Problem statement: Only the lines from the start of the data through the line with "YAxis, ReferenceLine, LabelList" belong in the copy. Restate them word for word, minus the pictures.

>> BEGIN Source data

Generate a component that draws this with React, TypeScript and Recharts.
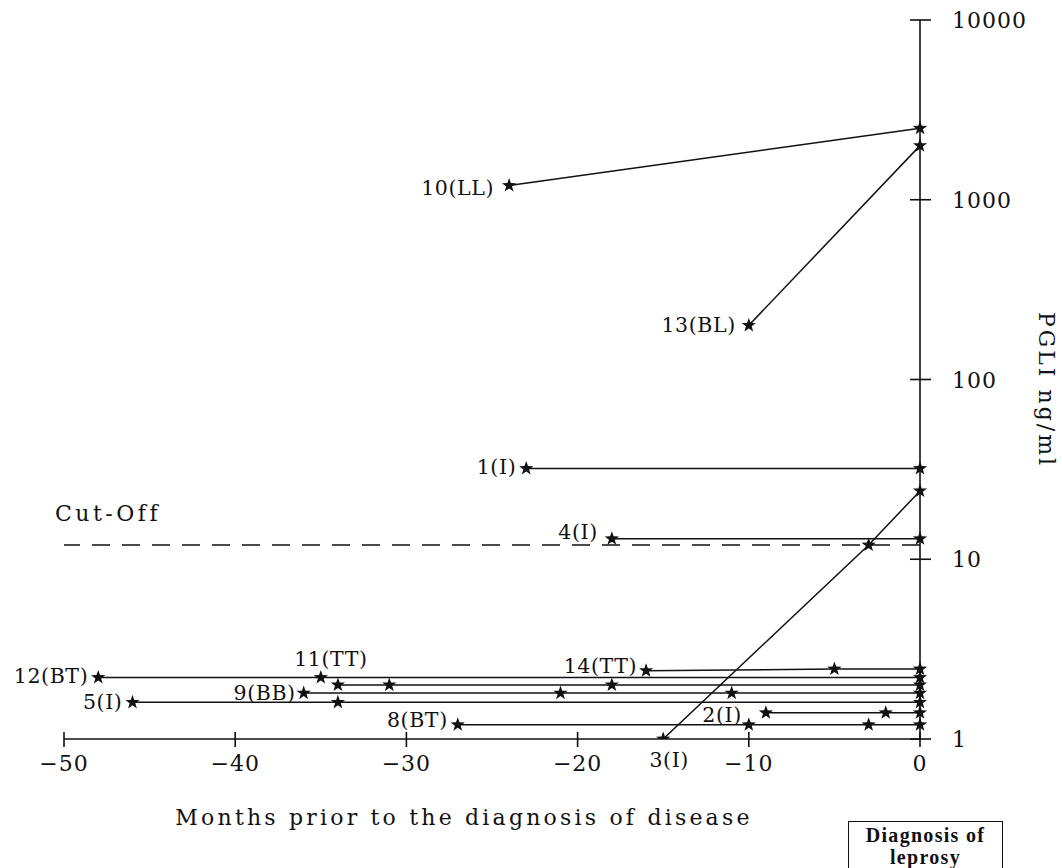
import React from 'react';
import { LineChart, Line, XAxis, YAxis, ReferenceLine, LabelList } from 'recharts';

// Months before diagnosis (x) and PGLI level in ng/ml (v), one list per patient.
const patient10 = [{ m: -24, v: 1200 }, { m: 0, v: 2500 }];
const patient13 = [{ m: -10, v: 200 }, { m: 0, v: 2000 }];
const patient1 = [{ m: -23, v: 32 }, { m: 0, v: 32 }];
const patient4 = [{ m: -18, v: 13 }, { m: 0, v: 13 }];
const patient3 = [{ m: -15, v: 1 }, { m: -3, v: 12 }, { m: 0, v: 24 }];
const patient14 = [{ m: -16, v: 2.4 }, { m: -5, v: 2.45 }, { m: 0, v: 2.45 }];
const patient12 = [{ m: -48, v: 2.2 }, { m: -35, v: 2.2 }, { m: 0, v: 2.2 }];
const patient11 = [{ m: -34, v: 2.0 }, { m: -31, v: 2.0 }, { m: -18, v: 2.0 }, { m: 0, v: 2.0 }];
const patient9 = [{ m: -36, v: 1.8 }, { m: -21, v: 1.8 }, { m: -11, v: 1.8 }, { m: 0, v: 1.8 }];
const patient5 = [{ m: -46, v: 1.6 }, { m: -34, v: 1.6 }, { m: 0, v: 1.6 }];
const patient2 = [{ m: -9, v: 1.4 }, { m: -2, v: 1.4 }, { m: 0, v: 1.4 }];
const patient8 = [{ m: -27, v: 1.2 }, { m: -10, v: 1.2 }, { m: -3, v: 1.2 }, { m: 0, v: 1.2 }];

const patientNames = ['10(LL)', '13(BL)', '1(I)', '4(I)', '3(I)', '14(TT)', '12(BT)', '11(TT)', '9(BB)', '5(I)', '2(I)', '8(BT)'];
const patientSeries = [patient10, patient13, patient1, patient4, patient3, patient14, patient12, patient11, patient9, patient5, patient2, patient8];

const monthTicks = [-50, -40, -30, -20, -10, 0];
const pgliTicks = [1, 10, 100, 1000, 10000];
const cutOff = 12;

const xTitle = 'Months prior to the diagnosis of disease';
const yTitle = 'PGLI ng/ml';
const cutOffText = 'Cut-Off';
const boxLines = ['Diagnosis of', 'leprosy'];

// where each patient's name sits relative to its first reading
const namePlacement: Record<string, { anchor: 'end' | 'middle'; dx: number; dy: number }> = {
  '10(LL)': { anchor: 'end', dx: -15, dy: 2 },
  '13(BL)': { anchor: 'end', dx: -13, dy: 0 },
  '1(I)': { anchor: 'end', dx: -10, dy: -1 },
  '4(I)': { anchor: 'end', dx: -14, dy: -7 },
  '3(I)': { anchor: 'middle', dx: 6, dy: 21 },
  '14(TT)': { anchor: 'end', dx: -9, dy: -5 },
  '12(BT)': { anchor: 'end', dx: -10, dy: -1 },
  '11(TT)': { anchor: 'middle', dx: -7, dy: -26 },
  '9(BB)': { anchor: 'end', dx: -8, dy: 0 },
  '5(I)': { anchor: 'end', dx: -10, dy: 0 },
  '2(I)': { anchor: 'end', dx: -24, dy: 2 },
  '8(BT)': { anchor: 'end', dx: -10, dy: -5 },
};

const INK = '#111';
const FONT = '"DejaVu Serif", serif';

const fmtMonth = (v: number) => (v < 0 ? `\u2212${Math.abs(v)}` : `${v}`);

function starPoints(cx: number, cy: number, R: number, r: number) {
  const pts: string[] = [];
  for (let i = 0; i < 10; i++) {
    const rad = i % 2 === 0 ? R : r;
    const a = -Math.PI / 2 + (i * Math.PI) / 5;
    pts.push(`${(cx + rad * Math.cos(a)).toFixed(2)},${(cy + rad * Math.sin(a)).toFixed(2)}`);
  }
  return pts.join(' ');
}

const MonthTick = (props: any) => {
  const { x, y, payload } = props;
  return (
    <g>
      <line x1={x} x2={x} y1={y - 7} y2={y + 8} stroke={INK} strokeWidth={1.6} />
      <text x={x} y={y + 32} textAnchor="middle" fontFamily={FONT} fontSize={22} letterSpacing={1} fill={INK}>
        {fmtMonth(payload.value)}
      </text>
    </g>
  );
};

const PgliTick = (props: any) => {
  const { x, y, payload } = props;
  return (
    <g>
      <line x1={x - 10} x2={x + 11} y1={y} y2={y} stroke={INK} strokeWidth={1.6} />
      <text x={x + 32} y={y + 8} textAnchor="start" fontFamily={FONT} fontSize={22} letterSpacing={1} fill={INK}>
        {payload.value}
      </text>
    </g>
  );
};

const nameLabel = (name: string) => (props: any) => {
  if (props.index !== 0) return null;
  const px = props.viewBox?.x ?? props.x;
  const py = props.viewBox?.y ?? props.y;
  const p = namePlacement[name];
  return (
    <text
      x={px + p.dx}
      y={py + p.dy + 7}
      textAnchor={p.anchor}
      fontFamily={FONT}
      fontSize={20.5}
      letterSpacing={0.6}
      fill={INK}
    >
      {name}
    </text>
  );
};

export default function App() {
  return (
    <div style={{ position: 'absolute', left: 0, top: 0, width: 1062, height: 868, background: '#fff', overflow: 'hidden' }}>
      <LineChart width={1062} height={868} margin={{ top: 20, right: 22, bottom: 89, left: 64 }}>
        <XAxis
          type="number"
          dataKey="m"
          domain={[-50, 0]}
          ticks={monthTicks}
          allowDuplicatedCategory={false}
          height={40}
          tickLine={false}
          tickSize={0}
          tickMargin={0}
          axisLine={{ stroke: INK, strokeWidth: 1.6 }}
          tick={<MonthTick />}
          label={(p: any) => {
            const vb = p.viewBox || { x: 64, y: 739 };
            return (
              <text x={vb.x + 400} y={vb.y + 86} textAnchor="middle" fontFamily={FONT} fontSize={22} letterSpacing={3.2} fill={INK}>
                {xTitle}
              </text>
            );
          }}
        />
        <YAxis
          type="number"
          dataKey="v"
          scale="log"
          domain={[1, 10000]}
          ticks={pgliTicks}
          allowDataOverflow
          orientation="right"
          width={120}
          tickLine={false}
          tickSize={0}
          tickMargin={0}
          axisLine={{ stroke: INK, strokeWidth: 1.6 }}
          tick={<PgliTick />}
          label={(p: any) => {
            const vb = p.viewBox || { x: 920, y: 20 };
            const cx = vb.x + 126;
            const cy = vb.y + 370;
            return (
              <text
                x={cx}
                y={cy}
                transform={`rotate(90, ${cx}, ${cy})`}
                textAnchor="middle"
                dominantBaseline="central"
                fontFamily={FONT}
                fontSize={22}
                letterSpacing={3}
                fill={INK}
              >
                {yTitle}
              </text>
            );
          }}
        />
        <ReferenceLine
          y={cutOff}
          stroke={INK}
          strokeWidth={1.6}
          strokeDasharray="18 12"
          label={(p: any) => {
            const vb = p.viewBox || { x: 64, y: 545 };
            return (
              <text x={vb.x - 9} y={vb.y - 24} fontFamily={FONT} fontSize={22} letterSpacing={3.5} fill={INK}>
                {cutOffText}
              </text>
            );
          }}
        />
        {patientSeries.map((series, i) => (
          <Line
            key={patientNames[i]}
            data={series}
            dataKey="v"
            type="linear"
            stroke={INK}
            strokeWidth={1.5}
            isAnimationActive={false}
            dot={(d: any) => (
              <polygon key={`${patientNames[i]}-${d.index}`} points={starPoints(d.cx, d.cy, 7.5, 3)} fill={INK} />
            )}
            activeDot={false}
          >
            <LabelList dataKey="v" content={nameLabel(patientNames[i])} />
          </Line>
        ))}
      </LineChart>
      <div
        style={{
          position: 'absolute',
          left: 848,
          top: 821,
          width: 155,
          height: 50,
          border: `1.5px solid ${INK}`,
          fontFamily: '"Liberation Serif", serif',
          fontWeight: 'bold',
          fontSize: 20,
          lineHeight: '22px',
          letterSpacing: 1.3,
          textAlign: 'center',
          color: INK,
          paddingTop: 2,
          boxSizing: 'border-box',
        }}
      >
        {boxLines.map((t) => (
          <div key={t}>{t}</div>
        ))}
      </div>
    </div>
  );
}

>> END Source data

Response to the task:
Generate a component that draws this with React, TypeScript and Recharts.
import React from 'react';
import { LineChart, Line, XAxis, YAxis, ReferenceLine, LabelList } from 'recharts';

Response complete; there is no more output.